What you should do:
Leave every picture out and write out the records below exactly.

▽

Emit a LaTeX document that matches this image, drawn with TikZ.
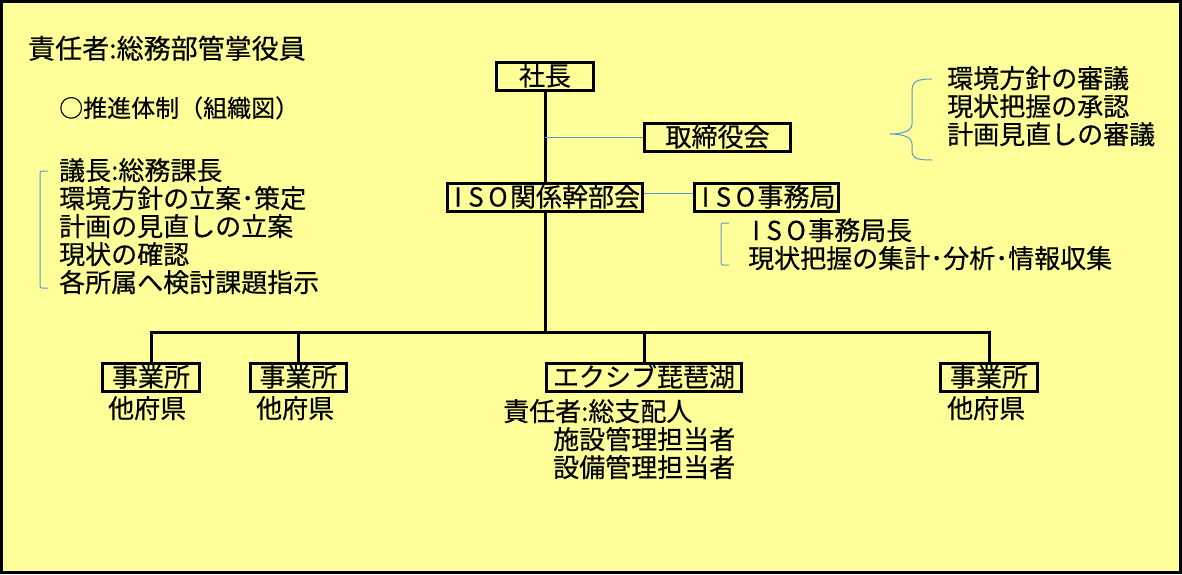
\documentclass[tikz,border=0pt]{standalone}
\usepackage{fontspec}
\setmainfont{Noto Sans CJK JP}[FakeBold=0.4]
\definecolor{bg}{RGB}{255,255,153}
\definecolor{bl}{RGB}{91,155,213}
\newcommand\isoword{\makebox[16pt]{I}\makebox[20pt]{S}\makebox[24pt]{O}}
\tikzset{
  box/.style={draw=black, line width=3pt, inner sep=0pt, minimum height=28pt,
    font=\fontsize{26}{28}\selectfont, text height=22pt, text depth=4pt},
  txt/.style={inner sep=0pt, align=left, anchor=base west,
    font=\fontsize{26}{28}\selectfont},
  trunk/.style={line width=3pt},
  thin/.style={draw=bl, line width=1pt},
}
\begin{document}
\begin{tikzpicture}[x=1pt,y=-1pt]
\useasboundingbox (0,0) rectangle (1182,574);
\fill[bg] (0,0) rectangle (1182,574);
\draw[line width=3pt] (1.5,1.5) rectangle (1180.5,572.5);

\node[box, minimum width=97pt] (shacho) at (545,76.5) {社長};
\node[box, minimum width=146pt] (torishimari) at (717.5,137.5) {取締役会};
\node[box, minimum width=195pt] (kanbu) at (545,197.5) {\isoword 関係幹部会};
\node[box, minimum width=144pt] (jimu) at (766.5,197.5) {\isoword 事務局};
\node[box, minimum width=97pt] (j1) at (151,377.5) {事業所};
\node[box, minimum width=96pt] (j2) at (298.5,377.5) {事業所};
\node[box, minimum width=195pt] (ex) at (644,377.5) {エクシブ琵琶湖};
\node[box, minimum width=97pt] (j3) at (989,377.5) {事業所};

\coordinate (bus) at (545,332);

\draw[trunk] (shacho) -- (kanbu);
\draw[trunk] (kanbu.south) -- (bus);
\draw[trunk] (j1.north) |- (bus) -| (j3.north);
\draw[trunk] (j2.north) -- (j2.north |- bus);
\draw[trunk] (ex.north) -- (ex.north |- bus);

\draw[thin] (torishimari.west) -- (torishimari.west -| shacho);
\draw[thin] ([yshift=4pt]kanbu.east) -- ([yshift=4pt]jimu.west);

\node[txt, font=\fontsize{27}{30}\selectfont] (sekinin) at (28,58.5) {責任者:総務部管掌役員};
\node[txt, font=\fontsize{24}{28}\selectfont] (suishin) at (59,117) {○推進体制（組織図）};
\node[txt] (gicho) at (59,292) {議長:総務課長\\環境方針の立案･策定\\計画の見直しの立案\\現状の確認\\各所属へ検討課題指示};
\node[txt] (shingi) at (947,144) {環境方針の審議\\現状把握の承認\\計画見直しの審議};
\node[txt] (jimutxt) at (748,268) {\isoword 事務局長\\現状把握の集計･分析･情報収集};
\node[txt] (t1) at (108,418) {他府県};
\node[txt] (t2) at (256,418) {他府県};
\node[txt] (t3) at (947,418) {他府県};
\node[txt] (ext) at (503,477) {責任者:総支配人\\\hspace*{50pt}施設管理担当者\\\hspace*{50pt}設備管理担当者};

% brackets
\draw[thin, rounded corners=2pt] (48,171) -- (40,171) -- (40,288) -- (48,288);
\draw[thin, rounded corners=2pt] (729,223) -- (721,223) -- (721,265) -- (729,265);
\draw[thin] (932,79) .. controls (915,79) and (912,82) .. (912,92) -- (912,124)
  .. controls (912,132) and (900,134) .. (890,134)
  .. controls (900,134) and (912,136) .. (912,144) -- (912,150)
  .. controls (912,158) and (915,160) .. (932,160);
\end{tikzpicture}
\end{document}
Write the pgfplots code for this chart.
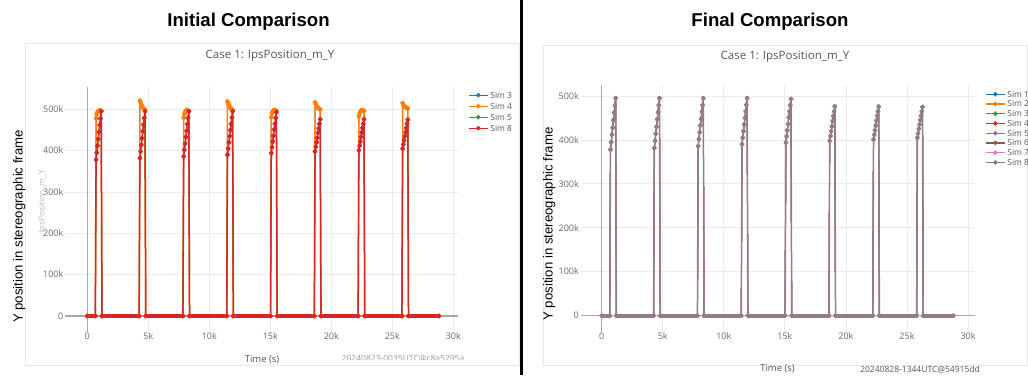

△

Solution to this problem:
Emit a LaTeX document that matches this image, drawn with TikZ.
\documentclass[tikz,border=0pt]{standalone}
\usepackage{fontspec}
\setmainfont{Noto Sans CJK JP}[FakeBold=0.4]
\definecolor{bg}{RGB}{255,255,153}
\definecolor{bl}{RGB}{91,155,213}
\newcommand\isoword{\makebox[16pt]{I}\makebox[20pt]{S}\makebox[24pt]{O}}
\tikzset{
  box/.style={draw=black, line width=3pt, inner sep=0pt, minimum height=28pt,
    font=\fontsize{26}{28}\selectfont, text height=22pt, text depth=4pt},
  txt/.style={inner sep=0pt, align=left, anchor=base west,
    font=\fontsize{26}{28}\selectfont},
  trunk/.style={line width=3pt},
  thin/.style={draw=bl, line width=1pt},
}
\begin{document}
\begin{tikzpicture}[x=1pt,y=-1pt]
\useasboundingbox (0,0) rectangle (1182,574);
\fill[bg] (0,0) rectangle (1182,574);
\draw[line width=3pt] (1.5,1.5) rectangle (1180.5,572.5);

\node[box, minimum width=97pt] (shacho) at (545,76.5) {社長};
\node[box, minimum width=146pt] (torishimari) at (717.5,137.5) {取締役会};
\node[box, minimum width=195pt] (kanbu) at (545,197.5) {\isoword 関係幹部会};
\node[box, minimum width=144pt] (jimu) at (766.5,197.5) {\isoword 事務局};
\node[box, minimum width=97pt] (j1) at (151,377.5) {事業所};
\node[box, minimum width=96pt] (j2) at (298.5,377.5) {事業所};
\node[box, minimum width=195pt] (ex) at (644,377.5) {エクシブ琵琶湖};
\node[box, minimum width=97pt] (j3) at (989,377.5) {事業所};

\coordinate (bus) at (545,332);

\draw[trunk] (shacho) -- (kanbu);
\draw[trunk] (kanbu.south) -- (bus);
\draw[trunk] (j1.north) |- (bus) -| (j3.north);
\draw[trunk] (j2.north) -- (j2.north |- bus);
\draw[trunk] (ex.north) -- (ex.north |- bus);

\draw[thin] (torishimari.west) -- (torishimari.west -| shacho);
\draw[thin] ([yshift=4pt]kanbu.east) -- ([yshift=4pt]jimu.west);

\node[txt, font=\fontsize{27}{30}\selectfont] (sekinin) at (28,58.5) {責任者:総務部管掌役員};
\node[txt, font=\fontsize{24}{28}\selectfont] (suishin) at (59,117) {○推進体制（組織図）};
\node[txt] (gicho) at (59,292) {議長:総務課長\\環境方針の立案･策定\\計画の見直しの立案\\現状の確認\\各所属へ検討課題指示};
\node[txt] (shingi) at (947,144) {環境方針の審議\\現状把握の承認\\計画見直しの審議};
\node[txt] (jimutxt) at (748,268) {\isoword 事務局長\\現状把握の集計･分析･情報収集};
\node[txt] (t1) at (108,418) {他府県};
\node[txt] (t2) at (256,418) {他府県};
\node[txt] (t3) at (947,418) {他府県};
\node[txt] (ext) at (503,477) {責任者:総支配人\\\hspace*{50pt}施設管理担当者\\\hspace*{50pt}設備管理担当者};

% brackets
\draw[thin, rounded corners=2pt] (48,171) -- (40,171) -- (40,288) -- (48,288);
\draw[thin, rounded corners=2pt] (729,223) -- (721,223) -- (721,265) -- (729,265);
\draw[thin] (932,79) .. controls (915,79) and (912,82) .. (912,92) -- (912,124)
  .. controls (912,132) and (900,134) .. (890,134)
  .. controls (900,134) and (912,136) .. (912,144) -- (912,150)
  .. controls (912,158) and (915,160) .. (932,160);
\end{tikzpicture}
\end{document}
Write the pgfplots code for this chart.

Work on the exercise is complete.